Friday, March 14, 2008

Twitter in Plain English

Courtesy of the Common Craft Show - Twitter explained. If you prefer the version without subtitles, you can go directly to their website.

Thursday, March 13, 2008

Why spell checking is so important

I think this pretty much speaks for itself. Thanks to @TeachaKidd on Twitter for the link.

Photo credit: Act like a professional

Wednesday, March 12, 2008

You know you're a geek when....

You squeal upon discovering that Wikispaces has added a new feature. There I was editing one of my wikispaces and I moved my mouse up to boldface a word I had just typed and "Bam!" there it was. A new bold little "A" icon with color stripes underneath it.

Wikispaces has fonts and color!

Could it be?

I clicked it and that's when I let loose a squeal that embarrassingly attracted the attention of my office co-workers. It wasn't the squeal that so much made my cheeks rosy, it was having to explain the reason behind my outburst. Laughter followed of course, but they all know how much I love using wikis and a few admitted that they, too are happy to now have that option. One person even said that this was the happiest she's seen me in a long time.

Am I that pitiful? No, I'm a just a geek who grins and yes, squeals when I get new techie "toys", even something a simple as text formatting. Here's hoping Wikispaces gives me plenty more reasons to squeal in the future. For page level access, I might even dance on my desk.

Monday, March 10, 2008

Web 2.0 Tools for Educators - Sesson 1

I wrote not long ago about my new toy, Adobe Connect, that I was to use for a web-based professional learning course on Web 2.0 tools that I'm facilitating. The first session, which was designed as an overview of the course with an intro into Web2.0, went very well. Since our elementary teachers get out of school much earlier than middle and high school teachers I have two "start" times on the days that we have synchronous discussions. I stagger it to begin at 3:00pm and then again at 3:45. The sessions are also recorded so they can review if needed later.

Everyone seemed excited about using Adobe Connect - a relief to me. I wasn't sure how open they would be to this type of professional learning, but so far so good. Keeping my fingers crossed. In addition to using that for synchronous discussions and teaching, I am also using a private Ning social network to post homework assignments. The ning will also serve as a place for them to reflect on what they are learning in a "closed" setting. However, anything they create as a part of fulfilling the course requirements will be posted on a protected wikispace. I'll post where it is once they have begun to publish projects to it.
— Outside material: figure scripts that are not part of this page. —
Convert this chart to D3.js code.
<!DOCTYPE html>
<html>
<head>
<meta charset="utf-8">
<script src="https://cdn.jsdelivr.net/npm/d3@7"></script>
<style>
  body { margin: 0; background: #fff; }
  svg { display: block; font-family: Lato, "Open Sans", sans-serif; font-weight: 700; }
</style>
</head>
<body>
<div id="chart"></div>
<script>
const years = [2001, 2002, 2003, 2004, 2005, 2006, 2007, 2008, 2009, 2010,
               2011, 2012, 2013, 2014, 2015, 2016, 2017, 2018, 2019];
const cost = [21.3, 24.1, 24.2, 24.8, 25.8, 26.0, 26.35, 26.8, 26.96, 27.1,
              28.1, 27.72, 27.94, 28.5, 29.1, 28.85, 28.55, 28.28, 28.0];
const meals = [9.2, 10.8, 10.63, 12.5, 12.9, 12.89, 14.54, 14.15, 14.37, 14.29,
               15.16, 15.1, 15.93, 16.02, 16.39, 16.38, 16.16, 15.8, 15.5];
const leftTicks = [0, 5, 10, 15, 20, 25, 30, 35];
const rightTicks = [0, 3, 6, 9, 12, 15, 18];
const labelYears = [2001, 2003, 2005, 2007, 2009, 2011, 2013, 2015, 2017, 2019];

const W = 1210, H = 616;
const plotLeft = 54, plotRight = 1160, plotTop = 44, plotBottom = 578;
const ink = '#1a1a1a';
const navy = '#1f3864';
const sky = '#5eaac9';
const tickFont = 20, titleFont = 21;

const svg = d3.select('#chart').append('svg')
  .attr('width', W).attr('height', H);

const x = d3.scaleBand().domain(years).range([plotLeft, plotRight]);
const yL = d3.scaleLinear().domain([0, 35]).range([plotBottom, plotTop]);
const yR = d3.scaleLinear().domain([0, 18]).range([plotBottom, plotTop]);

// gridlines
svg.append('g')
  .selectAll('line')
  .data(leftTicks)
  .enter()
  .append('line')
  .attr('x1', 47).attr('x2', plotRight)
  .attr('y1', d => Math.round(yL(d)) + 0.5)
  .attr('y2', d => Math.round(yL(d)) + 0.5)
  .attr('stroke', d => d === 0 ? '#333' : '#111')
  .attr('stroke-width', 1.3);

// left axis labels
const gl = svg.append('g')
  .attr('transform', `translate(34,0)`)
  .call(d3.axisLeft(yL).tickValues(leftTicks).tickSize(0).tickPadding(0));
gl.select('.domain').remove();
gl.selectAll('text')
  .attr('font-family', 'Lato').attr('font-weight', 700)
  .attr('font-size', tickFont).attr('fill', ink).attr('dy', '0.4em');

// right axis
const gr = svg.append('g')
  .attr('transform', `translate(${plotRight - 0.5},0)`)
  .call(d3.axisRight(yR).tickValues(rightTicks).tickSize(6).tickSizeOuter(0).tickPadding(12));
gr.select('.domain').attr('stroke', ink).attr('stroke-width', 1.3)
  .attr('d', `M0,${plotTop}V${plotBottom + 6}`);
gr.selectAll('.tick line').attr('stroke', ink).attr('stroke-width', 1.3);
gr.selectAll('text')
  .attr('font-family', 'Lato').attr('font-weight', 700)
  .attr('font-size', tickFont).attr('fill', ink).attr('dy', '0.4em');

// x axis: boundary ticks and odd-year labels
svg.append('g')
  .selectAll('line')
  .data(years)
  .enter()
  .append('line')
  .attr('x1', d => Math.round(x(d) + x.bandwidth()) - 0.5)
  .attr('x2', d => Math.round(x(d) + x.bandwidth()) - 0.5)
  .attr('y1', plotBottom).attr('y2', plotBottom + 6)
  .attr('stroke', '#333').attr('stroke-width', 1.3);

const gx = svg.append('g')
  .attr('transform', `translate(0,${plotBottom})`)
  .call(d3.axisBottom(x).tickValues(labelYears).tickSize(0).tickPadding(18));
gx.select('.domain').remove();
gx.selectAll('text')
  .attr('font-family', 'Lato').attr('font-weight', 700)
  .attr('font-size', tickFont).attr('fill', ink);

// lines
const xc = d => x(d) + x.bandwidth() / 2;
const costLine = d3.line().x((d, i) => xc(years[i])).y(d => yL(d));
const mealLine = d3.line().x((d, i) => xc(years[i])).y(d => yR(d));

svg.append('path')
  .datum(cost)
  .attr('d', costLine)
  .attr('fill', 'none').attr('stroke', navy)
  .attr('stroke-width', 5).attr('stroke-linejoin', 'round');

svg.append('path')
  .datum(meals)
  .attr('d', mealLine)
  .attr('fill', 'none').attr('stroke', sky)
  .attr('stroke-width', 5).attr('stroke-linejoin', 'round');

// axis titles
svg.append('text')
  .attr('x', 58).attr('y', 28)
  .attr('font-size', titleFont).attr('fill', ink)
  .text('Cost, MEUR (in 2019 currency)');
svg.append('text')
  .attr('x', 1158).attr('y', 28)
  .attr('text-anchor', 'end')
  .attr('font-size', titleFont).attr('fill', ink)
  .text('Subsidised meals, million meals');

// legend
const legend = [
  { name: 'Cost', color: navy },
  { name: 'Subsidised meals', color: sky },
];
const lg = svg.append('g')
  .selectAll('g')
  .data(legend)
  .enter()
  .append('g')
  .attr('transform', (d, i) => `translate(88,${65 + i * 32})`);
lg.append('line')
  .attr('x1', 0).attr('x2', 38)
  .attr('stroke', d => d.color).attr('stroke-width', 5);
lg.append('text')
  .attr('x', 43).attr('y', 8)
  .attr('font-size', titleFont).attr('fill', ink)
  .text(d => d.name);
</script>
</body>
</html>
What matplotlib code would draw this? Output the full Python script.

Just a little about the course, it is designed into modules. They are not required to complete all of them, but must participate in the first overview module. The rest explore a variety of Web2.0 tools. To complete each module, they must fulfill the assignment requirements, most of which will be project-based along with some reflection responses. If you would like to take a look at what is being offered, I have it posted on my Tech Tips for Teachers wikispace. If anyone has any great sources out there, please share them with me!